The Times Newsweekly was informed by several sources that a host of eighth-graders at I.S. 73 in Maspeth-located about five blocks from the high school being constructed at the corner of 57th Avenue and 74th Street-were informed by the Department of Education (DOE) in writing that their request for admission to the new school was rejected under the Citywide School Admission Process.
Anna Croce, a Maspeth woman whose son at I.S. 73 was denied entry into Maspeth High School, told this newspaper in a phone interview that her child and many other students in the area were devastated by the news.
“Four children on my block who go to I.S. 73 also got rejection letters” from Maspeth High School, she said. She claimed that high school admin- istrators previously assured her and other parents of I.S. 73 students that their children would be “first picked” to attend the local high school.
Instead, many of the Maspeth students were assigned to schools as far away as Far Rockaway, Croce claimed.
Maspeth High School’s first class began in September 2011 in “incubation” while being temporarily based at the Queens Metropolitan High School campus in Forest Hills. Under conditions agreed upon by the City Council and the DOE, the school is zoned to give students living within School District 24’s confines the first priority for seats.
A spokesperson for City Council Member Elizabeth Crowley, Eric Yun, told the Times Newsweekly that the legislator’s office has heard similar complaints from parents of rejected students. The office learned that Maspeth High School “filled up pretty quickly” with students from around the confines of School District 24; there was no evidence to suggest that any students from outside the district were admitted, he added.
The office is now working with parents of Maspeth students who were not admitted to Maspeth High School to see if alternate arrangements could be made, Yun added.

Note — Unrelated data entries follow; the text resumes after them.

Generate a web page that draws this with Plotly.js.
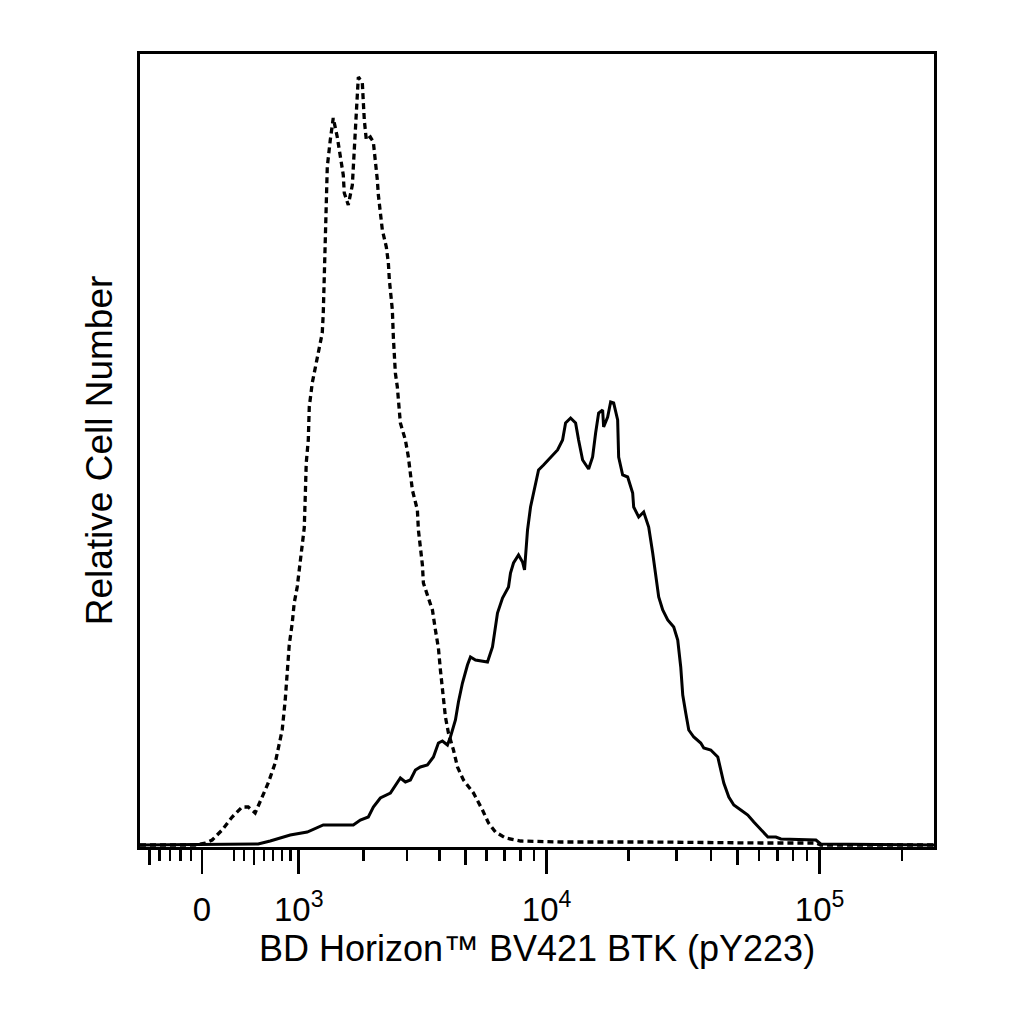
<!DOCTYPE html>
<html>
<head>
<meta charset="utf-8">
<script src="https://cdn.plot.ly/plotly-3.0.1.min.js"></script>
<style>
  html, body { margin: 0; padding: 0; background: #fff; }
  #chart { width: 1024px; height: 1024px; }
</style>
</head>
<body>
<div id="chart"></div>
<script>
// fluorescence intensity (linear units) and relative cell number per point
var isoX = [-600, -60, 30, 95, 188, 283, 380, 440, 510, 583, 647, 723, 757, 802, 837, 884, 920, 944, 981, 1019,
	1044, 1070, 1083, 1096, 1123, 1136, 1176, 1217, 1259, 1316, 1331, 1345, 1360, 1375, 1390, 1435, 1481, 1544, 1593, 1642,
	1659, 1727, 1798, 1815, 1833, 1851, 1870, 1888, 1907, 1982, 2001, 2020, 2059, 2139, 2201, 2243, 2285, 2307, 2350, 2394,
	2484, 2531, 2554, 2625, 2649, 2674, 2698, 2747, 2772, 2823, 2954, 3034, 3145, 3288, 3318, 3377, 3438, 3468, 3625, 3755,
	3855, 3957, 4027, 4134, 4207, 4319, 4511, 4670, 4918, 5361, 5549, 5793, 6099, 6476, 7054, 8015, 11257, 24094, 60966, 96953,
	100925, 262144];
var isoY = [0, 0, 1, 2.5, 7.5, 14, 19, 19, 16, 24, 31, 41, 47.5, 57.5, 72.5, 100, 111, 121, 129, 141,
	147.5, 158.5, 174, 191, 202.5, 219, 231, 238.5, 246.5, 256, 266, 282.5, 302.5, 319, 339, 352.5, 363.5, 354, 345, 335,
	326, 320, 330, 340, 347.5, 356, 367.5, 375, 384, 381, 371.5, 362.5, 352.5, 354, 351.5, 343.5, 332.5, 325, 316.5, 307.5,
	299, 291, 282.5, 267.5, 254, 244, 236, 229, 221, 211, 202.5, 194, 177.5, 167.5, 157.5, 149, 140, 131, 124, 117.5,
	107.5, 98.5, 87.5, 74, 64, 56, 47.5, 39, 32.5, 26, 22.5, 17.5, 11, 6.5, 3.5, 2, 1.5, 1.5, 1, 1,
	0, 0];

var stimX = [-600, 541, 668, 779, 896, 1109, 1245, 1331, 1815, 1944, 2099, 2201, 2350, 2578, 2823, 2954, 3089, 3230, 3377, 3593,
	3788, 3957, 4098, 4281, 4394, 4589, 4710, 4876, 5091, 5225, 5455, 6047, 6311, 6421, 6587, 6875, 7236, 7360, 7551, 7880,
	8153, 8293, 8507, 8727, 8952, 9341, 9745, 10342, 10974, 11450, 11744, 12253, 12782, 13110, 13563, 14269, 14759, 15139, 15529, 16063,
	16198, 16757, 17187, 17628, 18233, 18388, 19021, 19842, 20696, 20874, 21772, 22712, 23692, 24505, 25133, 25777, 26664, 27814, 29260, 30263,
	31039, 31569, 32378, 33208, 34640, 36747, 37688, 39983, 42414, 43502, 44617, 46541, 48542, 51493, 54628, 57466, 60966, 64673, 69189, 72170,
	96953, 100925, 262144];
var stimY = [0, 0.5, 2, 3.5, 5, 6.5, 8.5, 10, 10, 12.5, 14, 19, 23.5, 26, 33.5, 31.5, 32.5, 37.5, 39, 40,
	44, 51, 52, 50, 54, 62.5, 71.5, 81, 90, 94, 92.5, 91.5, 99, 106, 116, 123.5, 129, 136, 141, 145,
	141.5, 137.5, 157.5, 169, 176, 187.5, 190, 193.5, 197.5, 202.5, 211, 213.5, 211, 202.5, 192.5, 188, 194, 206, 216, 217.5,
	209, 214, 221.5, 221, 212.5, 194, 185, 184, 176, 169, 164, 166.5, 159, 146, 136, 124, 117.5, 112.5, 109, 102.5,
	89, 75, 66, 57.5, 54, 51, 48.5, 47.5, 44, 37.5, 31, 24, 20, 17.5, 15, 11.5, 7.5, 4, 4, 3,
	2.5, 0.5, 0];

// axis ticks (linear units)
var majorTicks = [0, 1000, 10000, 100000];
var majorLabels = ['0', '10<sup>3</sup>', '10<sup>4</sup>', '10<sup>5</sup>'];
var midTicks = [-500, 500, 5000, 50000];
var minorTicks = [-400, -300, -200, -100, 300, 400, 600, 700, 800, 900,
	2000, 3000, 4000, 6000, 7000, 8000, 9000,
	20000, 30000, 40000, 60000, 70000, 80000, 90000, 200000];
var xMin = -600;
var xMax = 262144;

// biexponential-like display scale
const biex = v => Math.asinh(v / 1100);

var xRange = [biex(xMin), biex(xMax)];

var traceIso = {
	x: isoX.map(biex),
	y: isoY,
	type: 'scatter',
	mode: 'lines',
	line: {color: '#000', width: 3.3, dash: '6px,4px'},
	hoverinfo: 'skip'
};

var traceStim = {
	x: stimX.map(biex),
	y: stimY,
	type: 'scatter',
	mode: 'lines',
	line: {color: '#000', width: 3},
	hoverinfo: 'skip'
};

// invisible trace just to carry the second tick axis
var traceTicks = {
	x: xRange,
	y: [0, 0],
	xaxis: 'x2',
	type: 'scatter',
	mode: 'lines',
	line: {width: 0},
	hoverinfo: 'skip'
};

var layout = {
	width: 1024,
	height: 1024,
	margin: {l: 140, r: 90, t: 54, b: 177},
	paper_bgcolor: '#fff',
	plot_bgcolor: '#fff',
	showlegend: false,
	font: {family: 'Liberation Sans, Arial, sans-serif', color: '#000'},
	xaxis: {
		range: xRange,
		showgrid: false,
		zeroline: false,
		showline: true,
		mirror: true,
		linecolor: '#000',
		linewidth: 3,
		tickmode: 'array',
		tickvals: majorTicks.map(biex),
		ticktext: majorLabels,
		ticks: 'outside',
		ticklen: 24,
		tickwidth: 2.5,
		tickcolor: '#000',
		ticklabelstandoff: 7,
		tickfont: {size: 33, color: '#000'},
		minor: {
			tickmode: 'array',
			tickvals: minorTicks.map(biex),
			ticks: 'outside',
			ticklen: 11,
			tickwidth: 2.5,
			tickcolor: '#000',
			showgrid: false
		},
		title: {text: 'BD Horizon™ BV421 BTK (pY223)', font: {size: 36, color: '#000'}, standoff: 8}
	},
	xaxis2: {
		overlaying: 'x',
		matches: 'x',
		anchor: 'y',
		side: 'bottom',
		range: xRange,
		showgrid: false,
		zeroline: false,
		showline: false,
		tickmode: 'array',
		tickvals: midTicks.map(biex),
		showticklabels: false,
		ticks: 'outside',
		ticklen: 17,
		tickwidth: 2.5,
		tickcolor: '#000'
	},
	yaxis: {
		range: [-1, 395.5],
		showgrid: false,
		zeroline: false,
		showline: true,
		mirror: true,
		linecolor: '#000',
		linewidth: 3,
		ticks: '',
		showticklabels: false,
		title: {text: 'Relative Cell Number', font: {size: 37, color: '#000'}, standoff: 14}
	}
};

Plotly.newPlot('chart', [traceIso, traceStim, traceTicks], layout, {displayModeBar: false, staticPlot: true});
</script>
</body>
</html>
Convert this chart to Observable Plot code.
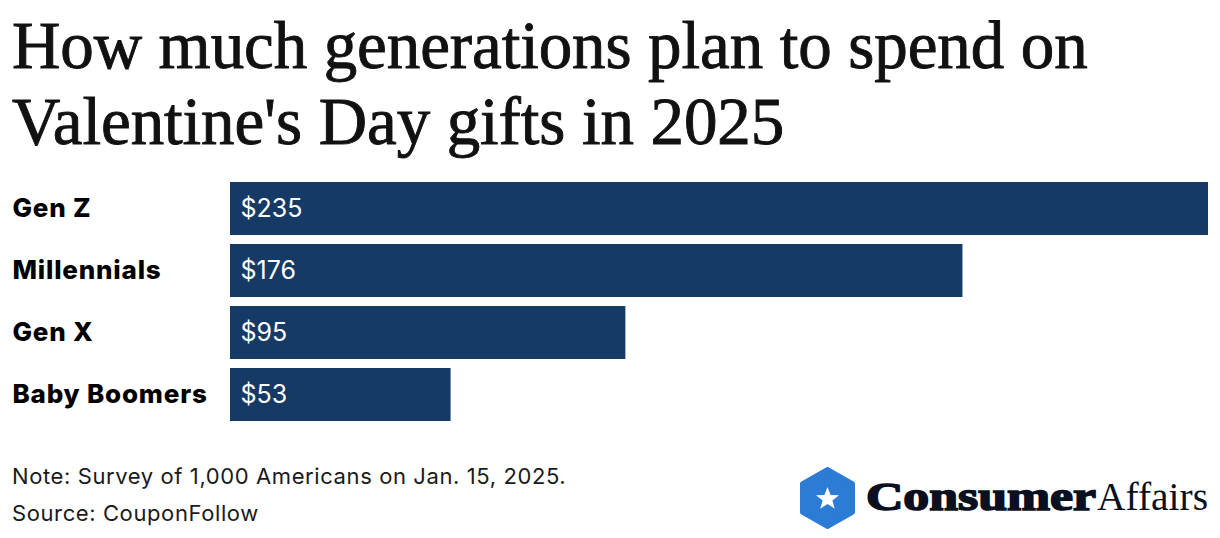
<!DOCTYPE html>
<html>
<head>
<meta charset="utf-8">
<script src="https://cdn.jsdelivr.net/npm/d3@7"></script>
<script src="https://cdn.jsdelivr.net/npm/@observablehq/plot@0.6"></script>
<style>
  html, body { margin: 0; padding: 0; background: #fff; }
  #wrap { position: relative; width: 1220px; height: 538px; overflow: hidden; }
  #title { position: absolute; left: 12px; top: 7px; font-family: "Liberation Serif", serif; font-size: 67px; line-height: 76px; color: #111; letter-spacing: -0.1px; white-space: nowrap; -webkit-text-stroke: 0.9px #111; }
  #chart { position: absolute; left: 0; top: 173px; }
  #chart g[aria-label="y-axis tick label"] text { letter-spacing: 0.8px; }
  #notes { position: absolute; left: 12px; top: 458px; font-family: Inter, sans-serif; font-size: 22px; line-height: 37px; color: #1a1a1a; letter-spacing: 0.6px; }
  #logo { position: absolute; left: 790px; top: 460px; }
</style>
</head>
<body>
<div id="wrap">
  <div id="title">How much generations plan to spend on<br>Valentine's Day gifts in 2025</div>
  <div id="chart"></div>
  <div id="notes">Note: Survey of 1,000 Americans on Jan. 15, 2025.<br>Source: CouponFollow</div>
  <svg id="logo" width="430" height="78" viewBox="0 0 430 78">
    <polygon points="37.5,9 63,23.5 63,52.5 37.5,67 12,52.5 12,23.5" fill="#2c7bd4" stroke="#2c7bd4" stroke-width="4" stroke-linejoin="round"/>
    <polygon points="37.5,27 40.6,35 49,35.3 42.4,40.6 44.8,48.7 37.5,44 30.2,48.7 32.6,40.6 26,35.3 34.4,35" fill="#fff"/>
    <text x="76" y="50" font-family="Liberation Serif, serif" font-weight="bold" font-size="40" fill="#0b1020" stroke="#0b1020" stroke-width="1.6" textLength="230" lengthAdjust="spacingAndGlyphs">Consumer</text>
    <text x="307" y="50" font-family="Liberation Serif, serif" font-size="40" fill="#0b1020" textLength="111" lengthAdjust="spacingAndGlyphs">Affairs</text>
  </svg>
</div>
<script>
const categories = ["Gen Z", "Millennials", "Gen X", "Baby Boomers"];
const values = [235, 176, 95, 53];
const valueLabels = ["$235", "$176", "$95", "$53"];

const data = categories.map((c, i) => ({cat: c, value: values[i], label: valueLabels[i]}));

const chart = Plot.plot({
  width: 1220,
  height: 257,
  marginLeft: 230,
  marginRight: 12,
  marginTop: 0,
  marginBottom: 0,
  style: {fontFamily: "Inter, sans-serif", color: "#000", background: "transparent"},
  x: {domain: [0, 235], axis: null},
  y: {domain: categories, padding: 0.145, axis: null},
  marks: [
    Plot.barX(data, {x: "value", y: "cat", fill: "#163a66"}),
    Plot.text(data, {x: 0, y: "cat", text: "label", textAnchor: "start", dx: 10, fill: "#fff", fontSize: 25, fontWeight: 400}),
    Plot.axisY({tickSize: 0, textAnchor: "start", dx: -209, fontSize: 26, fontWeight: 800, fill: "#000", label: null})
  ]
});
document.getElementById("chart").appendChild(chart);
</script>
</body>
</html>
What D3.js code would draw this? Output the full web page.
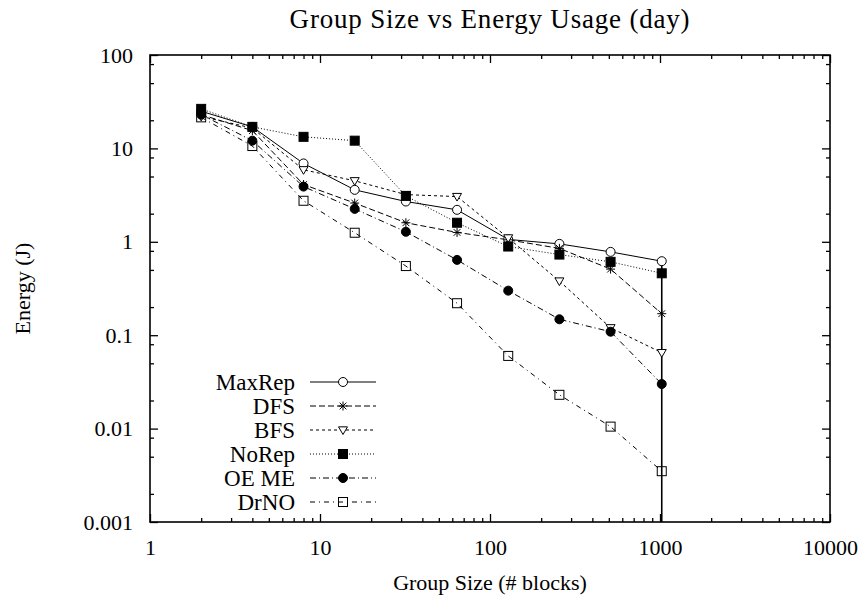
<!DOCTYPE html>
<meta charset="utf-8" />
<style>
  body { margin: 0; background: #fff; }
  svg { font-family: "Liberation Serif", "DejaVu Serif", serif; }
  .frame { fill: none; stroke: #000; stroke-width: 1.6; }
  .axis path { display: none; }
  .axis line { stroke: #000; stroke-width: 1.3; }
  .axis text { font-family: "Liberation Serif", serif; font-size: 22px; fill: #000; }
  .series { fill: none; stroke: #000; stroke-width: 1; }
</style>
<body>
  <div id="chart"></div>
  <script src="https://cdn.jsdelivr.net/npm/d3@7"></script>
  <script>
    // group sizes (# blocks) and energy per series (J)
    const groupSizes = [2, 4, 8, 16, 32, 64, 128, 256, 512, 1024];
    const maxRep = [25, 17, 6.9, 3.6, 2.7, 2.2, 1.06, 0.95, 0.78, 0.62];
    const dfs = [23, 15.5, 4.1, 2.6, 1.6, 1.26, 1.05, 0.85, 0.51, 0.17];
    const bfs = [22, 16.5, 5.9, 4.5, 3.2, 3.05, 1.1, 0.38, 0.12, 0.065];
    const noRep = [26.5, 17, 13.3, 12.1, 3.1, 1.6, 0.89, 0.73, 0.61, 0.46];
    const oeMe = [23, 12.1, 3.9, 2.25, 1.28, 0.64, 0.3, 0.148, 0.109, 0.03];
    const drNo = [21.5, 10.6, 2.75, 1.25, 0.55, 0.22, 0.06, 0.023, 0.0105, 0.0035];

    const xMajor = [1, 10, 100, 1000, 10000];
    const yMajor = [0.001, 0.01, 0.1, 1, 10, 100];
    const yLabels = ["0.001", "0.01", "0.1", "1", "10", "100"];

    const series = [
      { name: "MaxRep", values: maxRep, dash: null, marker: "circle" },
      { name: "DFS", values: dfs, dash: "6,3", marker: "star" },
      { name: "BFS", values: bfs, dash: "3,3", marker: "triangle" },
      { name: "NoRep", values: noRep, dash: "1,2", marker: "fsquare" },
      { name: "OE ME", values: oeMe, dash: "6,3,1,3", marker: "fcircle" },
      { name: "DrNO", values: drNo, dash: "5,4,1,4", marker: "square" },
    ];

    const width = 867, height = 599;
    const margin = { top: 55, right: 37, bottom: 77, left: 150 };
    const iw = width - margin.left - margin.right;
    const ih = height - margin.top - margin.bottom;

    const svg = d3.select("#chart").append("svg")
      .attr("width", width).attr("height", height);

    const x = d3.scaleLog().domain([1, 10000]).range([0, iw]);
    const y = d3.scaleLog().domain([0.001, 100]).range([ih, 0]);

    const g = svg.append("g").attr("transform", `translate(${margin.left},${margin.top})`);

    // minor ticks: x at 2..9, y at 2,5,8 of each decade
    const xMinor = [];
    for (let d = 1; d < 10000; d *= 10) for (let k = 2; k <= 9; k++) xMinor.push(d * k);
    const yMinor = [];
    for (let d = 0.001; d < 99; d *= 10) [2, 5, 8].forEach((k) => yMinor.push(+(d * k).toPrecision(3)));

    g.append("g").attr("class", "axis").attr("transform", `translate(0,${ih})`)
      .call(d3.axisBottom(x).tickValues(xMajor).tickSize(-8).tickPadding(17).tickFormat(d3.format("d")));
    g.append("g").attr("class", "axis").attr("transform", `translate(0,${ih})`)
      .call(d3.axisBottom(x).tickValues(xMinor).tickSize(-4).tickFormat(""));
    g.append("g").attr("class", "axis")
      .call(d3.axisTop(x).tickValues(xMajor).tickSize(-8).tickFormat(""));
    g.append("g").attr("class", "axis")
      .call(d3.axisTop(x).tickValues(xMinor).tickSize(-4).tickFormat(""));

    g.append("g").attr("class", "axis")
      .call(d3.axisLeft(y).tickValues(yMajor).tickSize(-8).tickPadding(17)
        .tickFormat((d, i) => yLabels[i]));
    g.append("g").attr("class", "axis")
      .call(d3.axisLeft(y).tickValues(yMinor).tickSize(-4).tickFormat(""));
    g.append("g").attr("class", "axis").attr("transform", `translate(${iw},0)`)
      .call(d3.axisRight(y).tickValues(yMajor).tickSize(-8).tickFormat(""));
    g.append("g").attr("class", "axis").attr("transform", `translate(${iw},0)`)
      .call(d3.axisRight(y).tickValues(yMinor).tickSize(-4).tickFormat(""));

    g.append("rect").attr("class", "frame").attr("width", iw).attr("height", ih);

    const drawMarker = (sel, type, cx, cy) => {
      const s = 4.5;
      if (type === "circle" || type === "fcircle") {
        sel.append("circle").attr("cx", cx).attr("cy", cy).attr("r", s)
          .attr("fill", type === "fcircle" ? "#000" : "#fff").attr("stroke", "#000");
      } else if (type === "square" || type === "fsquare") {
        sel.append("rect").attr("x", cx - s).attr("y", cy - s).attr("width", 2 * s).attr("height", 2 * s)
          .attr("fill", type === "fsquare" ? "#000" : "none").attr("stroke", "#000");
      } else if (type === "triangle") {
        sel.append("path")
          .attr("d", `M${cx - s},${cy - s * 0.7}L${cx + s},${cy - s * 0.7}L${cx},${cy + s}Z`)
          .attr("fill", "#fff").attr("stroke", "#000");
      } else if (type === "star") {
        sel.append("path")
          .attr("d", `M${cx - s},${cy}L${cx + s},${cy}M${cx},${cy - s}L${cx},${cy + s}` +
            `M${cx - s * 0.75},${cy - s * 0.75}L${cx + s * 0.75},${cy + s * 0.75}` +
            `M${cx - s * 0.75},${cy + s * 0.75}L${cx + s * 0.75},${cy - s * 0.75}`)
          .attr("fill", "none").attr("stroke", "#000");
      }
    };

    const line = d3.line().x((d) => x(d[0])).y((d) => y(d[1]));

    series.forEach((s) => {
      const pts = groupSizes.map((gs, i) => [gs, s.values[i]]);
      g.append("path").datum(pts).attr("class", "series").attr("d", line)
        .attr("stroke-dasharray", s.dash);
    });

    // drop from the last group size down to the axis
    const last = groupSizes[groupSizes.length - 1];
    g.append("line")
      .attr("x1", x(last)).attr("x2", x(last))
      .attr("y1", y(maxRep[maxRep.length - 1])).attr("y2", ih)
      .attr("stroke", "#000").attr("stroke-width", 1.6);

    series.forEach((s) => {
      const mg = g.append("g");
      groupSizes.forEach((gs, i) => drawMarker(mg, s.marker, x(gs), y(s.values[i])));
    });

    // legend
    const legend = g.append("g").attr("transform", "translate(145,327)");
    series.forEach((s, i) => {
      const ly = i * 24;
      legend.append("text").attr("x", 0).attr("y", ly).attr("dy", "0.35em")
        .attr("text-anchor", "end").attr("font-size", 23).text(s.name);
      legend.append("line").attr("class", "series")
        .attr("x1", 15).attr("x2", 81).attr("y1", ly).attr("y2", ly)
        .attr("stroke-dasharray", s.dash);
      drawMarker(legend, s.marker, 48, ly);
    });

    svg.append("text").attr("x", margin.left + iw / 2).attr("y", 28)
      .attr("text-anchor", "middle").attr("font-size", 27)
      .attr("letter-spacing", 0.8)
      .text("Group Size vs Energy Usage (day)");
    svg.append("text").attr("x", margin.left + iw / 2).attr("y", 590)
      .attr("text-anchor", "middle").attr("font-size", 22)
      .text("Group Size (# blocks)");
    svg.append("text").attr("transform", `translate(30,${margin.top + ih / 2}) rotate(-90)`)
      .attr("text-anchor", "middle").attr("font-size", 22)
      .text("Energy (J)");
  </script>
</body>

“We’ve been assured that the students accepted to Maspeth High School came from the local area,” Crowley said in a statement on Tues- day afternoon. “I will continue advocating for Maspeth students who have not been accepted so that they have the opportunity to attend their local high school.”
Local civic groups, including District 24’s Community Education Council, repeatedly called for Maspeth High School to be “locally zoned” to give children living in the surrounding area a chance to attend their neighborhood school, but those requests were ultimately rebuffed.
“Unfortunately, it’s a district school. You could live right across the street from it” and not be admitted, “but some other person five miles away could get in,” said Nick Comaianni, CEC 24 president, in a phone interview with the Times Newsweekly. “I always wanted it to be a locally zoned school. We disapproved [of the school’s construction] because that was my fear.”
Comaianni noted that parents and students could always reapply for admission to Maspeth High School during the second round of the admission process, but he cautioned that there is no guarantee that it will improve a rejected student’s chances of getting into the school they want to attend.
“I think somebody should really take a look at the distance that kids are applying from,” he added. “It make sense to give [priority] to someone living a block away.”
Once construction is completed at the Maspeth site in September, the incoming sophomores will join the new freshman class there. Two additional classes will be added to Maspeth High School in the ensuing years, bringing the maximum total to about 1,100 students.
The Times Newsweekly contacted the DOE for a comment regarding the situation, but as of press time, no reply was provided.